The study evaluated the model across four variable selection strategies to test robustness against bias:

w/ Age w/ Substances: Full feature set (baseline for comparison).
w/ Age w/o Substances: Excluded substance use, kept age-correlated features.
w/o Age w/ Substances: Excluded age-correlated features, kept substance use.
w/o Age w/o Substances (Strict Setting): Excluded both substance use and age-correlated features; age effects regressed out.

The model was also compared against Logistic Regression, Random Forest, MLP (standard and with Focal Loss), and TabPFN (without Focal Loss) under different imbalance handling strategies (Original, SMOTE, Balanced Downsampling).

3. Key Contributions

Clinical-Only Framework: Developed a high-performance classifier using exclusively clinical measurements (no neuroimaging), enhancing scalability for real-world screening.
Bias Control: Implemented a rigorous preprocessing pipeline to remove age and substance use confounds, ensuring the model learns alcohol-specific patterns rather than developmental or co-occurring substance trends.
Algorithmic Innovation: Introduced FocalTab, combining the in-context learning capabilities of TabPFN with Focal Loss to effectively handle severe class imbalance without synthetic oversampling (SMOTE).
Broad Age Range: Expanded the study scope to ages 12–22, capturing the full trajectory of adolescent neurodevelopment.

4. Results

The performance was evaluated using Accuracy, F1-score, Sensitivity, Specificity, and AUC.

Superior Performance in Strict Settings: In the most stringent setting (w/o Age w/o Substances), FocalTab achieved:
- Accuracy: 84.3%
- Specificity: 80.0% (Crucial for correctly identifying non-drinkers)
- Sensitivity: 80.0%
- AUC: 0.902
- Comparison: Competing models (Logistic Regression, Random Forest, MLP) collapsed in this setting, with specificity dropping to near-chance levels (12–24%). For example, Random Forest specificity dropped from 76.7% (with biases) to 15.3% (without biases).
Impact of Bias Removal:
- Removing age and substance use variables caused a drastic performance drop in all baseline models, confirming they relied heavily on these confounds.
- FocalTab maintained robust performance, indicating it successfully learned independent behavioral and environmental predictors.
Class Imbalance Handling:
- Focal Loss vs.
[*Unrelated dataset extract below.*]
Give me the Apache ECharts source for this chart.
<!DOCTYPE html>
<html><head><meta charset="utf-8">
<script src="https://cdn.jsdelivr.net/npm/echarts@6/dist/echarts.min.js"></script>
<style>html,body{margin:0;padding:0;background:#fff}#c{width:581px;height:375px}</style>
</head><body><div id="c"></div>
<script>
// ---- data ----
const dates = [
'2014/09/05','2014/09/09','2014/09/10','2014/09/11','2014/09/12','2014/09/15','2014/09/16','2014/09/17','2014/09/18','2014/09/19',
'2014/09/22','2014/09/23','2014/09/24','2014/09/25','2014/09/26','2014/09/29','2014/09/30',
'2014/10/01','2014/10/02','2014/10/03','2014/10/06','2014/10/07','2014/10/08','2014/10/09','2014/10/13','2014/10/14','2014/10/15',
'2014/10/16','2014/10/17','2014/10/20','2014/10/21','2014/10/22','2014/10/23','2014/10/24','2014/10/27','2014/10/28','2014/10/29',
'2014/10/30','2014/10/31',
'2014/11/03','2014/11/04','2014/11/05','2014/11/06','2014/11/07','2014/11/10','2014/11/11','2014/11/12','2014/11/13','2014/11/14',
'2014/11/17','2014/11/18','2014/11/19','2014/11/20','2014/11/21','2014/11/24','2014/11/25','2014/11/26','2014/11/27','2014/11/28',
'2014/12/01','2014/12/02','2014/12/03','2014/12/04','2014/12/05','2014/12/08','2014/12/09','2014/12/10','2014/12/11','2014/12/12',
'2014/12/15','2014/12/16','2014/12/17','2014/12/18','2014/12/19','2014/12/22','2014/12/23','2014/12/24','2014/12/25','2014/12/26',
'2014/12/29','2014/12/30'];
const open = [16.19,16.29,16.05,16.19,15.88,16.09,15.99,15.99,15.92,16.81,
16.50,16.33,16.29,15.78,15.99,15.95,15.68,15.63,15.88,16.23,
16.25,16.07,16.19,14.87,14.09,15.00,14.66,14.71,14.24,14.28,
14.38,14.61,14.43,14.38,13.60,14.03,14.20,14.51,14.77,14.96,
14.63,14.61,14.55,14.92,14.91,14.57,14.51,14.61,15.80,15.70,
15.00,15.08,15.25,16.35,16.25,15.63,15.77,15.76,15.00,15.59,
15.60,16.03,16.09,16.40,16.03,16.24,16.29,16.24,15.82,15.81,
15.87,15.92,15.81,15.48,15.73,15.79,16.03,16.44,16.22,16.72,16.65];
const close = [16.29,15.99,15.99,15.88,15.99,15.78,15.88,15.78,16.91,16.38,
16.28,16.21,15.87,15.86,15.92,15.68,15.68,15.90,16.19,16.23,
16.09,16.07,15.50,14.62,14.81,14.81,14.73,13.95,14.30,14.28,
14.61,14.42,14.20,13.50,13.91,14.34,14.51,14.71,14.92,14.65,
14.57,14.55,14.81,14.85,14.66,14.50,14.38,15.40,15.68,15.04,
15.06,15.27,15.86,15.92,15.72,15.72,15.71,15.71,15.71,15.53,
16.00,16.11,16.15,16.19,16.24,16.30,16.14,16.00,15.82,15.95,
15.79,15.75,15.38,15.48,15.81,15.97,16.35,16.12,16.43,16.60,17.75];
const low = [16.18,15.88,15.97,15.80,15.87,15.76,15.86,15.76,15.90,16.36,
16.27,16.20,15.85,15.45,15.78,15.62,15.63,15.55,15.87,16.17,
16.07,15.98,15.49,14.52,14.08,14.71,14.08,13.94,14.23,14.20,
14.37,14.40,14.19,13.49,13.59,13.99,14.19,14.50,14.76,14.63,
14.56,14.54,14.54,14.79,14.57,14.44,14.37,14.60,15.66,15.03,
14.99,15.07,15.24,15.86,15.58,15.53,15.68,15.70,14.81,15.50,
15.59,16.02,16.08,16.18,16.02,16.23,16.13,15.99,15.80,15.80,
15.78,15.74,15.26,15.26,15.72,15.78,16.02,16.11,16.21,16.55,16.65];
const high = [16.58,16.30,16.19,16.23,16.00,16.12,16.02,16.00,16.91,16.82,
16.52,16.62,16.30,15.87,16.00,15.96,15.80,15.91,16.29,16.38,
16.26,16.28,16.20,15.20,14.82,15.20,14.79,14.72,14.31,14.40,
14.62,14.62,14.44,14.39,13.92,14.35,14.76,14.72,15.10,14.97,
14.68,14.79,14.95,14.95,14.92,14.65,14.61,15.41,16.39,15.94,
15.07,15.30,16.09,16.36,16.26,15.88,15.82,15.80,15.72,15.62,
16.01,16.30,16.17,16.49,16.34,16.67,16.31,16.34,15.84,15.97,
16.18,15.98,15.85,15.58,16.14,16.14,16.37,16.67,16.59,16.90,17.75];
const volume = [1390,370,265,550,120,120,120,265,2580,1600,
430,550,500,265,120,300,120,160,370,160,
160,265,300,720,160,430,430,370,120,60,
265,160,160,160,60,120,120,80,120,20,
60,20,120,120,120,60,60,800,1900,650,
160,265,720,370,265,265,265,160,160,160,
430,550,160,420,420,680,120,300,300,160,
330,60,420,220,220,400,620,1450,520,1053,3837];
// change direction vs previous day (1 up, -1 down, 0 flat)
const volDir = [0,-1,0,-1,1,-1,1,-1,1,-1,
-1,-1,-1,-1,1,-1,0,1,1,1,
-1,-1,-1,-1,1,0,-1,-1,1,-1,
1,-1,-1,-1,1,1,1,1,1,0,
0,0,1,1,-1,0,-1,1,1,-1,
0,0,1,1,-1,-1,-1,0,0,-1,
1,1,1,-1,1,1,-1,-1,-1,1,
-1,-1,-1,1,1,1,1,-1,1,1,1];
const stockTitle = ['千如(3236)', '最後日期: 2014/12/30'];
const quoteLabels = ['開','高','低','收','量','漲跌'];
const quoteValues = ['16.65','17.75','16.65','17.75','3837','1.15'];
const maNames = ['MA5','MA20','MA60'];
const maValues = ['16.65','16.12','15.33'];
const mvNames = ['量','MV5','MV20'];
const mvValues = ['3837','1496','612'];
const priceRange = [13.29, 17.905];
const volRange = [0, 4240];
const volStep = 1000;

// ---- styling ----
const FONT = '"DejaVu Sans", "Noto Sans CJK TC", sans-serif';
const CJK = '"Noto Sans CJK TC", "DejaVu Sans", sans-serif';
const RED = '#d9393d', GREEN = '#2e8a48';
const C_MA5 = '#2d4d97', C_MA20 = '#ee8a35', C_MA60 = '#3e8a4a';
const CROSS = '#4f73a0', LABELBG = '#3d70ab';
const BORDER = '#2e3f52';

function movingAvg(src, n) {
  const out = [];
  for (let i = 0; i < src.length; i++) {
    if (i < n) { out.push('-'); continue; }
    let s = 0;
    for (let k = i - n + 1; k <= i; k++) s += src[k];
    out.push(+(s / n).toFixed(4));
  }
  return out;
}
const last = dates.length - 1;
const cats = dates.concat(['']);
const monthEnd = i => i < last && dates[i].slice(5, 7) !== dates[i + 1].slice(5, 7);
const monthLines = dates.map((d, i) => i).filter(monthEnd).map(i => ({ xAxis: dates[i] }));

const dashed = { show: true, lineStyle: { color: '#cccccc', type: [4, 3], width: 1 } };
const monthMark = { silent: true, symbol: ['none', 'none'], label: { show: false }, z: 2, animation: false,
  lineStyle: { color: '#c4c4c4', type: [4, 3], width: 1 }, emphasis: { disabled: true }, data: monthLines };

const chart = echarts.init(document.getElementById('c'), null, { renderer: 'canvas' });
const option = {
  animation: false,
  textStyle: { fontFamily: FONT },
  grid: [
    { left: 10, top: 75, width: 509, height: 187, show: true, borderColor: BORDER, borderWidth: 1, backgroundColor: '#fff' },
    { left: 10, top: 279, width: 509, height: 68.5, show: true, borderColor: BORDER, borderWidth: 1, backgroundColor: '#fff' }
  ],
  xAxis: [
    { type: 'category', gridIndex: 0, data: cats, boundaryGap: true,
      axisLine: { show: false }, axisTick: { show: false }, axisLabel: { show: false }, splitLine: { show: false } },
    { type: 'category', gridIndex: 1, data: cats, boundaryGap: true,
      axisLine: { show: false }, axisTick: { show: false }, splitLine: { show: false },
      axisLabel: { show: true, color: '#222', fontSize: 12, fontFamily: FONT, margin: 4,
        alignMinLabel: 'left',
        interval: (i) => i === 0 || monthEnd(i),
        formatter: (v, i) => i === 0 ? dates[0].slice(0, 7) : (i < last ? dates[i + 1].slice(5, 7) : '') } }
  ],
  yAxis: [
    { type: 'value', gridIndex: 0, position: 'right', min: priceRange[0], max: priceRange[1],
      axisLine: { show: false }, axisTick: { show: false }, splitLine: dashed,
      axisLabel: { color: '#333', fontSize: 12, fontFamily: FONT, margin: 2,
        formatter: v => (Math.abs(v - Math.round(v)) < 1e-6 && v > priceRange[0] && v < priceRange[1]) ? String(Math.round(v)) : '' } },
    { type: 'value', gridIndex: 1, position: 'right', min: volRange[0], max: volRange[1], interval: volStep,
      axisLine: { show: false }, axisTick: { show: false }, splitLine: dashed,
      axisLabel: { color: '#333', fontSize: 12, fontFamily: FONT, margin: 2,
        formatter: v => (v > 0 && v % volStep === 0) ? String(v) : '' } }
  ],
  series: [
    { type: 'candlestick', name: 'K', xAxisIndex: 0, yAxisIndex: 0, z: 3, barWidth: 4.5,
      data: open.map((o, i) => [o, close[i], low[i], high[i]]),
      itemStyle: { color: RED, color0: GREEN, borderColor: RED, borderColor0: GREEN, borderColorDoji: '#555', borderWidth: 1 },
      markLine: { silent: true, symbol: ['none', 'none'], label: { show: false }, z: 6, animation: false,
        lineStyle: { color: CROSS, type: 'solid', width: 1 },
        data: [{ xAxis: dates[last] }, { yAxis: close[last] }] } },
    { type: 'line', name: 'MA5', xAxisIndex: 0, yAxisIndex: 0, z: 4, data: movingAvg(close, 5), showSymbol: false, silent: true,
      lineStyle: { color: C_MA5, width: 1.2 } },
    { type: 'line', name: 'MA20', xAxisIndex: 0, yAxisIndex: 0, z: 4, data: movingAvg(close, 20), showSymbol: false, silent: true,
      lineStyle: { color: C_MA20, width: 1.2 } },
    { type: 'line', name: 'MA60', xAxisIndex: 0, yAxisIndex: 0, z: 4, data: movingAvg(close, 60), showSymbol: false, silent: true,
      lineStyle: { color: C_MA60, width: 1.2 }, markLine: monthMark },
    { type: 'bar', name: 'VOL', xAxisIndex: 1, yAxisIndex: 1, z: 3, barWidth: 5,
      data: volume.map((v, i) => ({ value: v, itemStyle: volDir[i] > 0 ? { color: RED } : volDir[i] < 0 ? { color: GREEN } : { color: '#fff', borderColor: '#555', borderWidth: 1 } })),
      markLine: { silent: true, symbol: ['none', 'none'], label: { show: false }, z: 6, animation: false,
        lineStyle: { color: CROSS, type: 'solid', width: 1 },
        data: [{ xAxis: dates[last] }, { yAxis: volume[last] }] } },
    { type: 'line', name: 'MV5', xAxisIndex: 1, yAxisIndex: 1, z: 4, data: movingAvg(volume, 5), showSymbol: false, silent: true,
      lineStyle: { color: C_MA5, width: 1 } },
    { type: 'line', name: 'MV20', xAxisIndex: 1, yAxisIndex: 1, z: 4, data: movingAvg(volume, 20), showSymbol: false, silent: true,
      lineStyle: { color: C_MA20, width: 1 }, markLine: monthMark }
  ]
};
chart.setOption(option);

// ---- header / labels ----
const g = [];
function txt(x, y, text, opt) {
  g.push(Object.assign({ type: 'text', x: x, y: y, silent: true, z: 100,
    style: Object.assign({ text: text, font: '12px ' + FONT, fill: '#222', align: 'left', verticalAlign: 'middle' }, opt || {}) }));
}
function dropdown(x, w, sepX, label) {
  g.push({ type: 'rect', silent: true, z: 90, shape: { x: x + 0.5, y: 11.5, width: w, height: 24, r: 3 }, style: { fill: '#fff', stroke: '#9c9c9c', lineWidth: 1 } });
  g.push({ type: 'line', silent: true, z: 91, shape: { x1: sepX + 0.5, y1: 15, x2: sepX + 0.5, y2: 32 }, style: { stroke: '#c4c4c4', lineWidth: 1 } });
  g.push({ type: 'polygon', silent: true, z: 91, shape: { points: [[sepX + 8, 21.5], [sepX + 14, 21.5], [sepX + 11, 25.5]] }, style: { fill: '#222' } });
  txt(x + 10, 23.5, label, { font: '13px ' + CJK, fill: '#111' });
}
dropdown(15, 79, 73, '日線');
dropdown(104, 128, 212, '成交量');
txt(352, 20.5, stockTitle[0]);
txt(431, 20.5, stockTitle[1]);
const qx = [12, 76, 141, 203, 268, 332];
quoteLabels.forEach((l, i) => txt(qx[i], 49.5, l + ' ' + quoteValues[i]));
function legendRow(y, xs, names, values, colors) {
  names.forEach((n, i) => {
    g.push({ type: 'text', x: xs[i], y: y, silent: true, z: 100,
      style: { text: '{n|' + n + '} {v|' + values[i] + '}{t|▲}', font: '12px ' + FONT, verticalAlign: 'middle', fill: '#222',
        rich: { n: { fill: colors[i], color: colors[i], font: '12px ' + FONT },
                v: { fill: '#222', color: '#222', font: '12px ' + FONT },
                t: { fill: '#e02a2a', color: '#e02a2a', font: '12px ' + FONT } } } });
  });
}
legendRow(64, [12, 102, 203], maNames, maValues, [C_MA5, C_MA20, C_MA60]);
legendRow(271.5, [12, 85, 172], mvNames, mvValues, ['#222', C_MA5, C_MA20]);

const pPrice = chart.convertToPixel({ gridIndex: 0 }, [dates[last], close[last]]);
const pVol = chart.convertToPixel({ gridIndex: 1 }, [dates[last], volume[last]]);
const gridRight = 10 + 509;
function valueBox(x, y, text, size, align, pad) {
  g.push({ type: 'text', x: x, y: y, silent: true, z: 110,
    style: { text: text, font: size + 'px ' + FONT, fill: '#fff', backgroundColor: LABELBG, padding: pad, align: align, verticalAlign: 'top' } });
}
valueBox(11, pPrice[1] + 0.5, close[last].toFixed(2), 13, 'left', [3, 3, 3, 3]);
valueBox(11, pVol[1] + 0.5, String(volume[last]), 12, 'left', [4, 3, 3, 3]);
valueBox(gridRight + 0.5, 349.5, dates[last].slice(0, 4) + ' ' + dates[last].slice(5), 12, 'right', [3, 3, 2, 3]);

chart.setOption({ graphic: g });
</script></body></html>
SMOTE: FocalTab (using Focal Loss on the original imbalanced data) significantly outperformed models using SMOTE. SMOTE actually degraded TabPFN's specificity to 10.7%, whereas FocalTab maintained 80.0%.
- This demonstrates that algorithmic weighting (Focal Loss) is superior to synthetic data generation for this specific clinical task.
Feature Importance (SHAP Analysis):
- The top predictors identified by SHAP were:
  1. Alcohol Expectancies: Beliefs about social enhancement, sexual benefits, and cognitive/motor improvement.
  2. Psychiatric Symptoms: Panic, OCD, and PTSD.
  3. Lifestyle/Environment: Sleep schedules, ease of making friends, unstructured nighttime activities, and spending habits.

5. Significance and Conclusion

This study demonstrates that accurate classification of adolescent drinking is possible using only accessible clinical data, provided that rigorous bias control and advanced handling of class imbalance are applied.

Clinical Utility: The model offers a scalable tool for early screening in primary care or school settings where MRI is unavailable.
Methodological Rigor: The paper highlights the danger of "confound leakage" in ML studies. By explicitly removing age and substance use variables, the authors reveal that previous high-accuracy models may have been measuring developmental stage rather than alcohol risk.
Future Directions: The authors plan to validate the framework on independent cohorts and extend the approach to longitudinal prediction of drinking trajectories.

In summary, FocalTab represents a significant advancement in adolescent health informatics, offering a robust, interpretable, and bias-controlled solution for identifying at-risk youth without relying on expensive imaging or confounded data.